Force est de constater que la grande cause aura vu de l'argent investi ou seulement dépensé mais n'aura pas déclenché de déclic salvateur. Des associations méritantes et sérieuses ont fédéré certaines actions, de grands groupes de renom ont réalisé des actions ponctuelles mais au total la grande cause n'a que peu mobilisé l'opinion. Pour caricaturer, les pièces jaunes sont connues là où cette opération d'Etat est restée sous les écrans radars de l'intérêt de la grande opinion. Il y a eu dissipation d'énergie et c'est regrettable. 

5) Un avenir complexe :

Les spécialistes sont partagés mais nombre d'entre eux reconnaissent qu'il ne peut pas être exclu que l'illettrisme reparte à la hausse dans notre pays sous l'effet combiné de plusieurs variables : décrochage scolaire parfois important ( les fameux 130.000 annuels ), arrivée de travailleurs migrants illettrés, difficultés d'assimilation des personnes âgées et pertes de repères. La " littératie ", définie par l'OCDE comme " l'aptitude à comprendre et à utiliser l'information écrite dans la vie courante, à la maison, au travail " est de plus en plus complexe à détenir et à maintenir à niveau. D'autant que la société moderne impose des savoirs additionnels de plus en plus indispensables notamment la maîtrise – au moins élémentaire – de l'outil informatique et d'internet.

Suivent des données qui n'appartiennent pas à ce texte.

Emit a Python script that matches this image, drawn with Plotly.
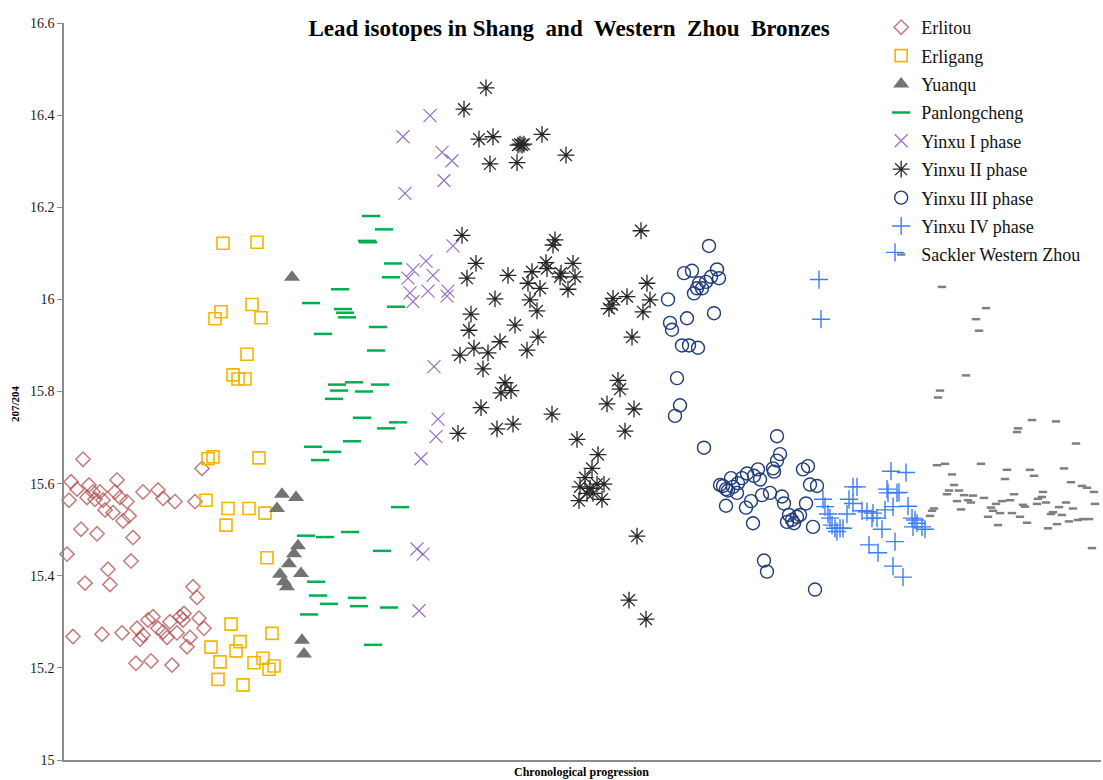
import plotly.graph_objects as go

# ---- data: x = chronological position (arbitrary units), y = 207Pb/204Pb ----
erlitou_x = [19, 7, 13, 5, 25, 29, 23, 36, 31, 39, 53, 51, 56, 63, 41, 49, 59, 65, 79, 94, 99, 111, 131, 138,
             17, 33, 69, 3, 67, 44, 21, 46, 129, 133, 9, 38, 58, 73, 79, 76, 84, 89, 94, 99, 103, 106, 113, 116,
             120, 119, 126, 123, 135, 140, 72, 87, 108]
erlitou_y = [15.653, 15.604, 15.588, 15.564, 15.597, 15.582, 15.570, 15.582, 15.566, 15.564, 15.608, 15.582,
             15.570, 15.561, 15.543, 15.537, 15.519, 15.530, 15.582, 15.586, 15.568, 15.561, 15.561, 15.633,
             15.501, 15.491, 15.483, 15.447, 15.432, 15.414, 15.384, 15.381, 15.376, 15.353, 15.268, 15.273,
             15.276, 15.286, 15.271, 15.262, 15.304, 15.311, 15.286, 15.278, 15.266, 15.300, 15.276, 15.311,
             15.318, 15.304, 15.266, 15.246, 15.308, 15.286, 15.210, 15.215, 15.206]

erligang_x = [159, 193, 188, 157, 151, 197, 183, 169, 174, 181, 144, 149, 195, 142, 164, 185, 201, 162, 203,
              167, 208, 147, 176, 172, 156, 190, 199, 205, 210, 154, 179]
erligang_y = [16.122, 16.124, 15.989, 15.973, 15.958, 15.960, 15.881, 15.836, 15.827, 15.827, 15.654, 15.658,
              15.656, 15.564, 15.546, 15.546, 15.536, 15.510, 15.439, 15.295, 15.275, 15.245, 15.257, 15.237,
              15.213, 15.211, 15.221, 15.197, 15.204, 15.175, 15.163]

yuanqu_x = [228, 218, 232, 213, 234, 230, 225, 216, 237, 220, 223, 238, 240]
yuanqu_y = [16.048, 15.577, 15.570, 15.546, 15.465, 15.448, 15.426, 15.403, 15.405, 15.387, 15.376, 15.260,
            15.230]

panlong_x = [307, 320, 303, 304, 329, 327, 276, 247, 279, 281, 283, 332, 259, 314, 312, 273, 290, 316, 275,
             300, 270, 298, 334, 322, 288, 249, 268, 256, 336, 242, 261, 286, 318, 252, 254, 265, 293, 295,
             245, 325, 309]
panlong_y = [16.181, 16.152, 16.127, 16.124, 16.078, 16.048, 16.022, 15.992, 15.979, 15.971, 15.961, 15.984,
             15.925, 15.940, 15.889, 15.815, 15.820, 15.815, 15.802, 15.800, 15.784, 15.743, 15.733, 15.720,
             15.692, 15.680, 15.669, 15.651, 15.549, 15.487, 15.484, 15.495, 15.454, 15.387, 15.357, 15.339,
             15.352, 15.334, 15.316, 15.331, 15.250]

yinxu1_x = [366, 339, 378, 388, 380, 341, 389, 362, 349, 369, 344, 346, 364, 384, 383, 349, 370, 374, 372,
            357, 353, 359, 355]
yinxu1_y = [16.399, 16.353, 16.319, 16.301, 16.258, 16.230, 16.116, 16.083, 16.064, 16.052, 16.046, 16.014,
            16.018, 16.018, 16.007, 15.995, 15.854, 15.740, 15.702, 15.654, 15.458, 15.447, 15.324]

yinxu2_x = [422, 400, 415, 429, 454, 456, 458, 460, 478, 426, 453, 502, 398, 491, 489, 577, 412, 403, 444,
            468, 482, 483, 497, 496, 509, 511, 464, 476, 504, 431, 466, 473, 407, 583, 549, 545, 563, 548,
            586, 579, 451, 405, 474, 568, 436, 410, 396, 424, 463, 419, 441, 437, 447, 554, 556, 417, 488,
            543, 570, 433, 449, 394, 561, 513, 534, 528, 521, 516, 526, 533, 540, 515, 538, 529, 523, 573,
            565, 582, 558]
yinxu2_y = [16.459, 16.413, 16.348, 16.353, 16.335, 16.337, 16.335, 16.337, 16.358, 16.294, 16.297, 16.313,
            16.139, 16.129, 16.118, 16.149, 16.078, 16.046, 16.052, 16.060, 16.080, 16.067, 16.057, 16.049,
            16.078, 16.049, 16.035, 16.024, 16.022, 16.001, 15.999, 15.975, 15.968, 16.035, 16.002, 15.980,
            16.006, 15.988, 15.999, 15.973, 15.944, 15.933, 15.918, 15.918, 15.908, 15.894, 15.879, 15.884,
            15.890, 15.849, 15.819, 15.797, 15.802, 15.824, 15.805, 15.765, 15.751, 15.773, 15.762, 15.719,
            15.729, 15.709, 15.714, 15.696, 15.663, 15.633, 15.613, 15.593, 15.590, 15.599, 15.599, 15.563,
            15.566, 15.579, 15.579, 15.486, 15.347, 15.306, 14.997]

yinxu3_x = [645, 620, 628, 653, 647, 655, 642, 635, 633, 638, 630, 604, 623, 650, 606, 608, 618, 625, 634,
            613, 616, 611, 640, 713, 716, 713, 709, 710, 694, 690, 696, 683, 678, 674, 667, 656, 659, 662,
            669, 673, 664, 739, 744, 746, 753, 706, 698, 718, 720, 742, 687, 682, 662, 689, 725, 728, 733,
            736, 723, 730, 749, 700, 703, 751]
yinxu3_y = [16.116, 16.057, 16.062, 16.065, 16.049, 16.046, 16.038, 16.035, 16.024, 16.024, 16.013, 16.000,
            15.959, 15.970, 15.949, 15.934, 15.900, 15.900, 15.895, 15.829, 15.770, 15.747, 15.678, 15.703,
            15.664, 15.650, 15.633, 15.626, 15.631, 15.617, 15.609, 15.622, 15.612, 15.601, 15.612, 15.597,
            15.595, 15.588, 15.593, 15.580, 15.585, 15.631, 15.638, 15.598, 15.595, 15.580, 15.575, 15.572,
            15.557, 15.557, 15.562, 15.548, 15.552, 15.514, 15.532, 15.521, 15.528, 15.532, 15.517, 15.514,
            15.506, 15.433, 15.409, 15.370]

yinxu4_x = [831, 755, 757, 827, 842, 789, 793, 823, 824, 833, 835, 759, 785, 789, 761, 798, 803, 809, 783,
            821, 829, 844, 764, 766, 808, 813, 768, 771, 776, 779, 773, 818, 848, 851, 853, 858, 861, 849,
            831, 805, 814, 829, 839]
yinxu4_y = [16.102, 16.043, 15.957, 15.627, 15.624, 15.593, 15.593, 15.588, 15.580, 15.580, 15.581, 15.566,
            15.566, 15.557, 15.550, 15.541, 15.539, 15.536, 15.534, 15.543, 15.550, 15.551, 15.534, 15.525,
            15.525, 15.525, 15.510, 15.503, 15.503, 15.503, 15.496, 15.501, 15.525, 15.521, 15.514, 15.506,
            15.501, 15.506, 15.474, 15.467, 15.450, 15.421, 15.397]

sackler_x = [878, 922, 912, 915, 902, 876, 874, 968, 992, 954, 953, 1012, 873, 881, 917, 943, 966, 1000, 941,
             970, 888, 890, 1007, 885, 895, 883, 900, 909, 950, 979, 1018, 1023, 1030, 978, 974, 920, 893,
             904, 907, 938, 946, 932, 973, 982, 1002, 1031, 959, 961, 927, 897, 995, 1009, 870, 868, 929,
             936, 948, 989, 987, 998, 866, 924, 956, 963, 993, 1005, 1014, 1019, 1025, 934, 984, 1028]
sackler_y = [16.027, 15.981, 15.957, 15.932, 15.835, 15.802, 15.787, 15.738, 15.735, 15.720, 15.712, 15.687,
             15.640, 15.643, 15.643, 15.630, 15.630, 15.633, 15.610, 15.617, 15.620, 15.597, 15.603, 15.585,
             15.585, 15.577, 15.575, 15.574, 15.577, 15.582, 15.595, 15.591, 15.582, 15.571, 15.567, 15.569,
             15.562, 15.564, 15.559, 15.562, 15.564, 15.556, 15.556, 15.559, 15.559, 15.556, 15.554, 15.550,
             15.548, 15.544, 15.549, 15.546, 15.546, 15.541, 15.541, 15.536, 15.536, 15.538, 15.534, 15.532,
             15.530, 15.528, 15.528, 15.515, 15.512, 15.518, 15.521, 15.523, 15.523, 15.510, 15.503, 15.460]

y_ticks = [15, 15.2, 15.4, 15.6, 15.8, 16, 16.2, 16.4, 16.6]
y_tick_labels = ["15", "15.2", "15.4", "15.6", "15.8", "16", "16.2", "16.4", "16.6"]

SERIF = "Liberation Serif, Times New Roman, serif"

series = [
    ("Erlitou", erlitou_x, erlitou_y, dict(symbol="diamond-open", size=11, color="rgba(176,80,77,0.75)",
                                           line=dict(width=1.5, color="rgba(176,80,77,0.75)"))),
    ("Erligang", erligang_x, erligang_y, dict(symbol="square-open", size=12, color="#F2B600",
                                              line=dict(width=1.6, color="#F2B600"))),
    ("Yuanqu", yuanqu_x, yuanqu_y, dict(symbol="triangle-up", size=14, color="#737373",
                                        line=dict(width=0))),
    ("Panlongcheng", panlong_x, panlong_y, dict(symbol="line-ew-open", size=13, color="#00B050",
                                                line=dict(width=2.5, color="#00B050"))),
    ("Yinxu I phase", yinxu1_x, yinxu1_y, dict(symbol="x-thin-open", size=13, color="#9470C6",
                                               line=dict(width=1.2, color="#9470C6"))),
    ("Yinxu II phase", yinxu2_x, yinxu2_y, dict(symbol="asterisk-open", size=14, color="#262626",
                                                line=dict(width=1.3, color="#262626"))),
    ("Yinxu III phase", yinxu3_x, yinxu3_y, dict(symbol="circle-open", size=13, color="#1F3C7A",
                                                 line=dict(width=1.4, color="#1F3C7A"))),
    ("Yinxu IV phase", yinxu4_x, yinxu4_y, dict(symbol="cross-thin-open", size=13, color="#3D7DF5",
                                                line=dict(width=1.4, color="#3D7DF5"))),
    ("Sackler Western Zhou", sackler_x, sackler_y, dict(symbol="line-ew-open", size=6, color="#7F7F7F",
                                                        line=dict(width=2.5, color="#7F7F7F"))),
]

fig = go.Figure()
for i, (name, xs, ys, mk) in enumerate(series):
    fig.add_trace(go.Scatter(x=xs, y=ys, mode="markers", name=name, marker=mk,
                             legendgroup="g%d" % i, cliponaxis=False))

fig.update_layout(
    width=1103, height=780,
    margin=dict(l=64, r=2, t=23, b=20),
    paper_bgcolor="white", plot_bgcolor="white",
    font=dict(family=SERIF, color="#1a1a1a"),
    title=dict(text="<b>Lead isotopes in Shang  and  Western  Zhou  Bronzes</b>",
               font=dict(family=SERIF, size=23, color="#000000"),
               x=0.516, xanchor="center", y=1 - 28 / 780, yanchor="middle"),
    showlegend=True,
    legend=dict(x=0.788, xanchor="left", y=1.019, yanchor="top",
                font=dict(family=SERIF, size=18, color="#111111"),
                bgcolor="rgba(0,0,0,0)", tracegroupgap=2, itemwidth=30),
    xaxis=dict(range=[0, 1037], showticklabels=False, ticks="", showgrid=False, zeroline=False,
               showline=True, linecolor="#8c8c8c", linewidth=1.5),
    yaxis=dict(range=[15, 16.6], tickmode="array", tickvals=y_ticks, ticktext=y_tick_labels,
               showgrid=False, zeroline=False, showline=True, linecolor="#8c8c8c", linewidth=1.5,
               ticks="outside", ticklen=5, tickcolor="#8c8c8c",
               tickfont=dict(family=SERIF, size=14, color="#1a1a1a")),
    annotations=[
        dict(text="<b>Chronological progression</b>", xref="paper", yref="paper", x=0.4986, y=-0.0163,
             xanchor="center", yanchor="middle", showarrow=False,
             font=dict(family=SERIF, size=12, color="#000000")),
        dict(text="<b>207/204</b>", xref="paper", yref="paper", x=-0.0473, y=0.4844, textangle=-90,
             xanchor="center", yanchor="middle", showarrow=False,
             font=dict(family=SERIF, size=11, color="#000000")),
    ],
)

fig.write_html("out.html", config={"displayModeBar": False},
               post_script="document.body.style.margin='0';document.body.style.overflow='hidden';")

Espérons que les outils du futur ( reconnaissance vocale, commandes intuitives, etc ) permettront à ceux qui peinent à lire de mieux juguler leur handicap quotidien.

6) Les informations transversales inquiétantes :

Pour le lecteur minutieux des documents parlementaires, il est hélas stupéfiant de découvrir dans un rapport du 27 mars 2013 relatif au projet de loi sur la sécurisation de l'emploi que 2,2 millions d'actifs ne sont pas en mesure de suivre un stage de qualification faute de prérequis ( source AFPA ). Ce n'est pas toujours de l'illettrisme pur et dur mais cela montre l'ampleur du fossé culturel qui se creuse depuis des années. A l'heure où le gouvernement d'Edouard Philippe va engager le chantier de la refonte de la formation professionnelle, cette donnée AFPA n'incite pas à l'optimisme.

Notre conviction est double : la dynamique quantifiée n'est pas en faveur de l'espoir. Deuxièmement, l'analyse d'Alvin Toffler est dotée de probabilité élevée de réalisation : " L'illettré du futur ne sera pas celui qui ne sait pas lire. Ce sera celui qui ne sait pas comment apprendre ". Voilà un vrai défi pour une réflexion collective des Pouvoirs publics. Voilà un préalable que la France a trop vite sorti de son spectre de questionnement.

7) La France des Encyclopédistes :

Notre pays est une nation de lettres, de belles-lettres et il est regrettable que cette grande cause qu'est la lutte contre l'illettrisme n'ait pas fait l'objet d'une mobilisation médiatique. Il y a eu une occasion manquée qui ne nous honore pas au regard de la mésestime de soi que ressent l'illettré. Ainsi, à quelle extrémité se trouve conduit le travailleur sur son quai de RER pour comprendre les stations desservies par la prochaine rame s'il ne maîtrise pas la lecture ? Qu'il soit dit, une fois pour toutes, que cela ne parait pas compatible avec notre prestigieuse Histoire et avec les idéaux du siècle des Lumières.

8)  Les libertés publiques ?

L'illettrisme est une question qui n'est jamais abordée de manière constitutionnelle et sur le plan des libertés publiques. Pourtant ne pas savoir lire un billet de train et bien d'autres choses du même acabit représente bien une atteinte à la liberté d'aller et de venir. Pas une atteinte physique ou policière mais sournoisement culturelle. Selon nous, l'illettrisme doit être examiné à l'aune de la question des libertés publiques à plusieurs titres.

Près de 30 ans en arrière, les usines Talbot de Poissy étaient restructurées et il avait été découvert de forts taux d'illettrisme à rapprocher du fait que certains salariés avaient des décennies d'ancienneté. Etait-ce cela la dignité de l'homme au travail ? Aujourd'hui, l'illettrisme est le compagnon de route de l'exclusion sociale et ce n'est pas moralement acceptable : avec quelques efforts, notre pays doit savoir faire mieux. Quoi de plus noble que la tache actuelle des personnes qui sur notre sol refusent que les derniers arrivés soient forcément les plus éloignés de la table du festin des lettrés. Car qui pourrait nier qu'il y a un lien entre l'origine et la capacité à maîtriser les lettres puis la langue.

Face à cet ensemble ici décrit et à cette soif collective de connaissances à satisfaire, une phrase s'impose en conclusion : " Savoir lire, c'est allumer une lampe dans l'esprit, relâcher l'âme de sa prison, ouvrir une porte sur l'univers ". ( Pearl Buck, " Pavillon de femmes " ). Oui, notre République doit des lettres à ces hommes et ces femmes qui sont en situation de vulnérabilité.